Quillen, who also teaches English at Mountain Empire Community College and surveys the world from her home in Scott County, Va., has gathered her forces for a lasting contribution to the literature of Appalachia and beyond, deserving a place beside such poets as Jim Wayne Miller, Fred Chappell, Jeff Daniel Marion, and Robert Morgan. Her Secret Dream is an important book for anyone at all who cares about poetry. And for anyone who cares about poetry in Appalachia, it is essential.

About the Poet:
Rita Quillen lives with her husband, Mac, on Early Autumn Farm in Scott County, Va. In addition to her books of poems, she is the author of a book of critical essays, Looking for Native Ground: Contemporary Appalachian Poetry, and an unpublished novel titled Hiding Ezra. Her work has been included in several critically acclaimed anthologies, including Bloodroot: Reflections on Place by Appalachian Women Writers; Appalachia Inside Out; and the Appalshop public radio series, Tell It On the Mountain.
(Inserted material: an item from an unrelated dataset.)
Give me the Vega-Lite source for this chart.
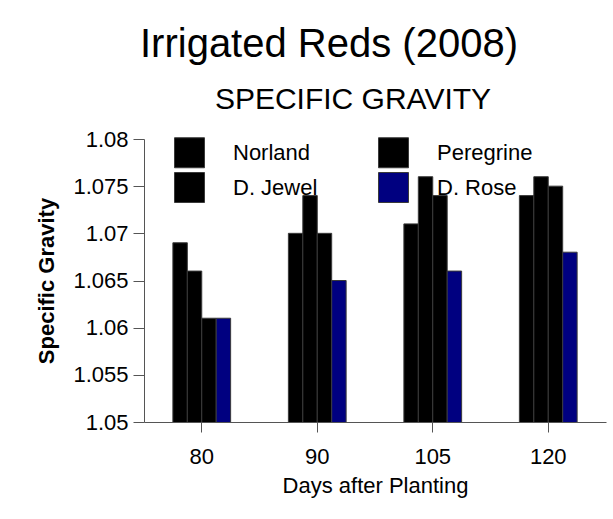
{
  "$schema": "https://vega.github.io/schema/vega-lite/v6.json",
  "padding": {"left": 35, "top": 25, "right": 8, "bottom": 20},
  "background": "white",
  "title": {"text": "Irrigated Reds (2008)", "font": "Liberation Sans", "fontSize": 40, "fontWeight": "normal", "color": "black", "anchor": "middle", "dx": 8, "offset": 20},
  "vconcat": [
    {
      "title": {"text": "SPECIFIC GRAVITY", "font": "Liberation Sans", "fontSize": 30, "fontWeight": "normal", "color": "black", "anchor": "middle", "dx": -22, "offset": 13},
      "width": 462,
      "height": 283,
      "data": {"values": [
        {"days": 80, "variety": "Norland", "sg": 1.069},
        {"days": 80, "variety": "Peregrine", "sg": 1.066},
        {"days": 80, "variety": "D. Jewel", "sg": 1.061},
        {"days": 80, "variety": "D. Rose", "sg": 1.061},
        {"days": 90, "variety": "Norland", "sg": 1.070},
        {"days": 90, "variety": "Peregrine", "sg": 1.074},
        {"days": 90, "variety": "D. Jewel", "sg": 1.070},
        {"days": 90, "variety": "D. Rose", "sg": 1.065},
        {"days": 105, "variety": "Norland", "sg": 1.071},
        {"days": 105, "variety": "Peregrine", "sg": 1.076},
        {"days": 105, "variety": "D. Jewel", "sg": 1.074},
        {"days": 105, "variety": "D. Rose", "sg": 1.066},
        {"days": 120, "variety": "Norland", "sg": 1.074},
        {"days": 120, "variety": "Peregrine", "sg": 1.076},
        {"days": 120, "variety": "D. Jewel", "sg": 1.075},
        {"days": 120, "variety": "D. Rose", "sg": 1.068}
      ]},
      "mark": {"type": "bar", "stroke": "#3a3a3a", "strokeWidth": 1, "opacity": 1, "clip": true},
      "encoding": {
        "x": {"field": "days", "type": "ordinal", "scale": {"paddingInner": 0.5, "paddingOuter": 0.25},
          "axis": {"title": "Days after Planting", "labelAngle": 0, "tickSize": 10, "labelPadding": 14, "titlePadding": 8,
            "titleFontWeight": "normal", "titleFontSize": 22, "labelFontSize": 22}},
        "xOffset": {"field": "variety", "type": "nominal", "sort": ["Norland", "Peregrine", "D. Jewel", "D. Rose"]},
        "y": {"field": "sg", "type": "quantitative", "scale": {"domain": [1.05, 1.08], "nice": false, "zero": false},
          "axis": {"title": "Specific Gravity", "values": [1.05, 1.055, 1.06, 1.065, 1.07, 1.075, 1.08], "format": "~g",
            "tickSize": 11, "labelPadding": 5, "titlePadding": 14, "titleFontWeight": "bold", "titleFontSize": 22, "labelFontSize": 22}},
        "color": {"field": "variety", "type": "nominal",
          "scale": {"domain": ["Norland", "D. Jewel", "Peregrine", "D. Rose"], "range": ["#000000", "#000000", "#000000", "#000080"]},
          "legend": {"orient": "none", "legendX": 30, "legendY": -2, "columns": 2, "title": null,
            "symbolType": "square", "symbolSize": 900, "symbolStrokeColor": "#3a3a3a", "symbolStrokeWidth": 1, "symbolOpacity": 1,
            "labelFont": "Liberation Sans", "labelFontSize": 22, "labelColor": "black", "labelOffset": 28,
            "columnPadding": 58, "rowPadding": 0, "padding": 0}}
      }
    }
  ],
  "resolve": {"scale": {"color": "independent"}, "legend": {"color": "independent"}},
  "config": {
    "font": "Liberation Sans",
    "view": {"stroke": null},
    "axis": {"grid": false, "domainColor": "#555555", "tickColor": "#555555", "labelColor": "black", "titleColor": "black",
      "labelFont": "Liberation Sans", "titleFont": "Liberation Sans", "domainWidth": 1, "tickWidth": 1}
  }
}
About the Reviewer: James Owens grew up in Dickenson County, Va., and now lives in La Porte, Ind., where he works in educational assessment. A former copy editor at the Bristol Herald Courier, he graduated from King College and earned an MFA in creative writing from the University of Alabama. He was the editor of the Sow's Ear Poetry Review (2000-2003). Some of his recent poems and reviews have appeared, or will appear, in Now & Then, Clinch Mountain Review, The Pedestal, and Birmingham Poetry Review. A collection of his poems, An Hour is the Doorway, is due out from Black Lawrence Press this fall.

A! EXTRA - The following poem did not appear in our print edition, only on-line:

Let the Words Fall Where They May

by Rita Sims Quillen

Let darkness come
With only a star here or there
A doughy biscuit moon
Unfazed by clouds passing by.

Let storms slash across treetops
Lightning spiking to the ground
Thunder rumbling through the walls
Knocking limbs to earth.

Let snow pile the roadbank
Remove all color from the world
Freeze long tears from my rooftop
The snowflakes disappearing instantly in my hand.

Let the Words come like an ache
Moving through my timid hand
Unafraid of stormy night and black and white
The ink a ragged tracing of my life's map.